Readings: Lucey, Chapter 4, “Scene Structure and the Basic Dramatic Units”; Lucey, Chapter 7, “Dramatization.”
Week 4: 1/25-27:
Next scene assignment given, taking place at a workplace, with family members coming to visit, and incorporating a subtext. 3-5 pp. double spaced. Due Tuesday of week 5, 2/3.
Readings: Russin, Chapter 13, "Dialogue"; Lucey, Chapter 6, “Dialogue and Character.”
Scene on overcoming obstacles is due, 10% of grade, 3-5 pages, in correct script form.
Thursday. Instructions for writing your treatment. Discuss writing a treatment, and make appointment with teacher. Handout for outlining the beats in each scene of the treatment. How to make scene cards. Note: on pp. 370-376, Russin gives a treatment or story outline for an episode of The Fresh Prince of Bel Air
* Team Presentation 2: Good Dialogue
Readings: Handouts of sample treatments. Russin, Chapter 9, “Scene Cards.”
Week 5. 2/1-3:
Tuesday. Subplots, b-storylines, complex structure.
Reading: Handout on complex structure.
* Team Presentation 3: B-storylines and Subplots
Workplace and family, subtext scene due, in correct script form: 10% of grade.
Thursday. More on complex structure. Note use of scene cards for this.
Reading: Lucey, Chapter 5, “Creating Emotionally Dimensional Characters.”
Week 6. 2/8-10:
Tuesday. See film to analyze dramatic structure.
Thursday. Finish seeing the film. Analyzing the complex structure, b-storyline(s), and subplots of your own treatment.
Reading: Russin, Chapter 11, “The Structure of Genres”
Week 7. 2/15-17:
Tuesday. Treatment due: 20% of final grade. This is 8-10 pp. of prose description, written in present tense, for an original screenplay. It may be for a fiction film, video, or television program. It can be an adaptation from literature or an episode in a tv series. Follow the instructions given in class. You must consult with me about this project a week or two in advance.
In-class writers' workshop with students writing critiques and suggestions about each others' treatments with an eye toward revising and then writing the final screenplay.
Thursday.
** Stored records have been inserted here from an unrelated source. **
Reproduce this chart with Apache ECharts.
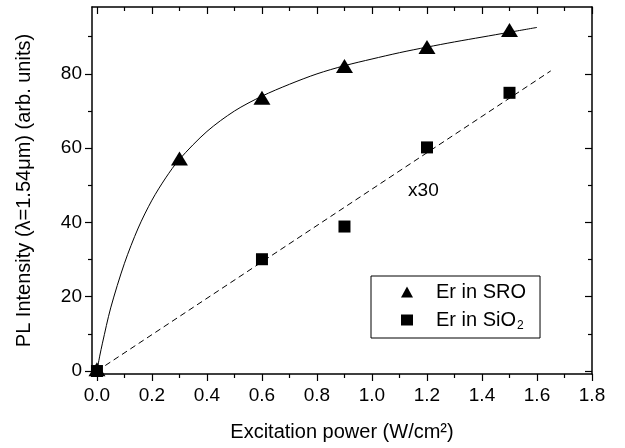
<!DOCTYPE html>
<html>
<head>
<meta charset="utf-8">
<script src="https://cdn.jsdelivr.net/npm/echarts@6/dist/echarts.min.js"></script>
<style>
  html, body { margin: 0; padding: 0; background: #fff; }
  #chart { width: 625px; height: 448px; }
</style>
</head>
<body>
<div id="chart"></div>
<script>
// measured points
const sroX = [0, 0.3, 0.6, 0.9, 1.2, 1.5]
const sroY = [0.5, 57.2, 73.6, 82.1, 87.2, 91.8]
const sio2X = [0, 0.6, 0.9, 1.2, 1.5]
const sio2Y = [0, 30.1, 38.9, 60.2, 74.9]

// fitted curves
const sroFitX = [0, 0.01, 0.02, 0.05, 0.1, 0.15, 0.2, 0.25, 0.3, 0.4, 0.5, 0.6, 0.7, 0.8, 0.9, 1.0, 1.1, 1.2, 1.3, 1.4, 1.5, 1.6]
const sroFitY = [0, 4, 7.5, 17, 29, 38.5, 46, 52, 57, 64.5, 70, 74, 77.2, 80, 82.2, 84, 85.7, 87.2, 88.6, 89.9, 91.2, 92.5]
const sio2FitX = [0, 1.65]
const sio2FitY = [0, 80.8]

// note text
const noteX = [1.187]
const noteY = [48.6]
const noteText = ['x30']

// axes
const xMin = -0.018, xMax = 1.8
const yMin = -0.8, yMax = 98
const xMajor = [0, 0.2, 0.4, 0.6, 0.8, 1.0, 1.2, 1.4, 1.6, 1.8]
const xMinor = [0.1, 0.3, 0.5, 0.7, 0.9, 1.1, 1.3, 1.5, 1.7]
const yMajor = [0, 20, 40, 60, 80]
const yMinor = [10, 30, 50, 70, 90]

const zip = (a, b) => a.map((v, i) => [v, b[i]])

const font = 'Liberation Sans, Arial, sans-serif'
const black = '#000'

function axis(extra) {
  return Object.assign({
    type: 'value',
    splitLine: {show: false},
    axisLine: {show: false, onZero: false, lineStyle: {color: black, width: 1.5}},
    axisTick: {show: false},
    axisLabel: {show: false},
  }, extra)
}

const chart = echarts.init(document.getElementById('chart'), null, {renderer: 'canvas'})

chart.setOption({
  animation: false,
  backgroundColor: '#fff',
  grid: {left: 92, right: 33, top: 7, bottom: 74, containLabel: false},
  xAxis: [
    axis({
      position: 'bottom', min: xMin, max: xMax,
      axisLine: {show: true, onZero: false, lineStyle: {color: black, width: 1.5}},
      axisTick: {show: true, inside: false, length: 7, customValues: xMajor, lineStyle: {color: black, width: 1.2}},
      axisLabel: {show: true, customValues: xMajor, margin: 12, color: black, fontSize: 19, fontFamily: font,
        formatter: v => v.toFixed(1)},
      name: 'Excitation power (W/cm\u00B2)', nameLocation: 'middle', nameGap: 48,
      nameTextStyle: {color: black, fontSize: 20, fontFamily: font}
    }),
    axis({position: 'bottom', min: xMin, max: xMax,
      axisTick: {show: true, inside: false, length: 4, customValues: xMinor, lineStyle: {color: black, width: 1.2}}}),
    axis({position: 'top', min: xMin, max: xMax,
      axisLine: {show: true, onZero: false, lineStyle: {color: black, width: 1.5}},
      axisTick: {show: true, inside: true, length: 7, customValues: xMajor, lineStyle: {color: black, width: 1.2}}}),
    axis({position: 'top', min: xMin, max: xMax,
      axisTick: {show: true, inside: true, length: 4, customValues: xMinor, lineStyle: {color: black, width: 1.2}}})
  ],
  yAxis: [
    axis({
      position: 'left', min: yMin, max: yMax,
      axisLine: {show: true, onZero: false, lineStyle: {color: black, width: 1.5}},
      axisTick: {show: true, inside: false, length: 7, customValues: yMajor, lineStyle: {color: black, width: 1.2}},
      axisLabel: {show: true, customValues: yMajor, margin: 10, color: black, fontSize: 19, fontFamily: font},
      name: 'PL Intensity (\u03BB=1.54\u03BCm) (arb. units)', nameLocation: 'middle', nameGap: 58,
      nameTextStyle: {color: black, fontSize: 20, fontFamily: font}
    }),
    axis({position: 'left', min: yMin, max: yMax,
      axisTick: {show: true, inside: false, length: 4, customValues: yMinor, lineStyle: {color: black, width: 1.2}}}),
    axis({position: 'right', min: yMin, max: yMax,
      axisLine: {show: true, onZero: false, lineStyle: {color: black, width: 1.5}},
      axisTick: {show: true, inside: true, length: 7, customValues: yMajor, lineStyle: {color: black, width: 1.2}}}),
    axis({position: 'right', min: yMin, max: yMax,
      axisTick: {show: true, inside: true, length: 4, customValues: yMinor, lineStyle: {color: black, width: 1.2}}})
  ],
  legend: {
    orient: 'vertical',
    left: 371, top: 276,
    padding: [6, 14, 6, 30],
    itemGap: 6,
    itemWidth: 12, itemHeight: 11,
    borderColor: black, borderWidth: 1,
    backgroundColor: '#fff',
    data: [
      {name: 'Er in SRO', icon: 'triangle'},
      {name: 'Er in SiO2', icon: 'rect'}
    ],
    formatter: name => name === 'Er in SiO2' ? '{t|Er in SiO}{s|2}' : '{t|' + name + '}',
    textStyle: {
      color: black, fontFamily: font,
      rich: {
        t: {fontSize: 20, fontFamily: font, color: black, lineHeight: 22, padding: [0, 0, 0, 18]},
        s: {fontSize: 12, fontFamily: font, color: black, lineHeight: 12, padding: [12, 0, 0, 1]}
      }
    }
  },
  series: [
    {
      name: 'SRO fit', type: 'line', smooth: 0.3, symbol: 'none',
      lineStyle: {color: black, width: 1}, data: zip(sroFitX, sroFitY), z: 2
    },
    {
      name: 'SiO2 fit', type: 'line', symbol: 'none',
      lineStyle: {color: black, width: 1, type: [6, 4]}, data: zip(sio2FitX, sio2FitY), z: 2
    },
    {
      name: 'Er in SRO', type: 'scatter', symbol: 'triangle', symbolSize: [17, 14],
      itemStyle: {color: black, opacity: 1}, data: zip(sroX, sroY), z: 3
    },
    {
      name: 'Er in SiO2', type: 'scatter', symbol: 'rect', symbolSize: 12,
      itemStyle: {color: black, opacity: 1}, data: zip(sio2X, sio2Y), z: 3
    },
    {
      name: 'note', type: 'scatter', symbolSize: 0, silent: true,
      itemStyle: {opacity: 1},
      data: zip(noteX, noteY).map((p, i) => ({value: p, label: {formatter: noteText[i]}})),
      label: {show: true, position: 'inside', color: black, fontSize: 19, fontFamily: font}
    }
  ]
})
</script>
</body>
</html>
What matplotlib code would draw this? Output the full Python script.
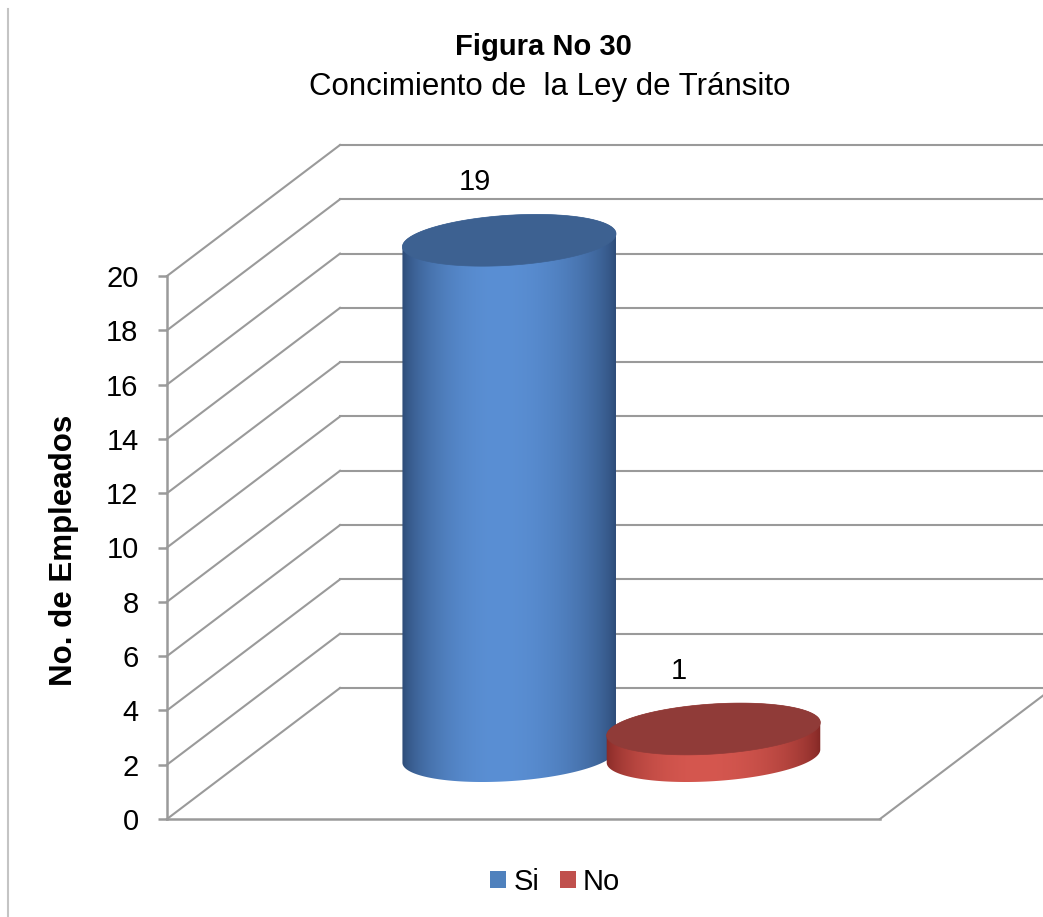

Screen directions and writing visually. Discussion of imagery and set or locale in scripting. Construction of cinematic space. Making the set speak.
* Team Presentation 4: Dramatic Use of Locale and Cinematic Space
Readings: Russin, Chapter 12, “Narrative“; Lucey, Chapter 9, "Writing Stage Directions."
Week 8. 2/22-24:
Tuesday. Establishing mood through mise en scene and camera work. More work on writing visually in your screenplay.
Readings: Lucey, Chapter 8, "Writing for the Camera."
Thursday. Begin discussion of characters and dramatic structure. Value of character biographies. Ways to get "into" your characters. Character biography assignment, 5 pp. double spaced. Instructions will be given in class, due Thursday, 3/4.
Reading: Russin, Chapter 5, "Character." Lucey, Chapter 4, "The World of the Story."
Week 9. 3/1-3:
Tuesday. Analyze the characters in your treatment.
* Team Presentation 5: Effective Characterization
Thursday. Character biography [10% of grade] due, 5 pp. In paragraph form, double spaced.
Week 10. 3/8-10:
Tuesday. Work on scene outline, pacing.
* Team Presentation 6: Fast Pacing in a Scene
Reading: Russin, Chapter 14, "Rewriting." Lucey, Chapter 11, "Rewriting."
Final project: Write an original screenplay of 25-30 pages for a fictional film or television program. This must be based on the treatment which you wrote earlier It is due on Wednesday, Mar. 16,in Lesage's office 357 PLC by 9 a.m. Slip the script under the door. The script is worth 30% of final grade.
To prepare for the final project, the students must attend a workshop with professor Lesage for the screenplay project beforehand. Students who do not do this can receive a maximum grade of C- on their final project at best.No late papers for final screenplay will be accepted. No incompletes will be given as a course grade.
Anyone who plagiarizes at any time will automatically get an F.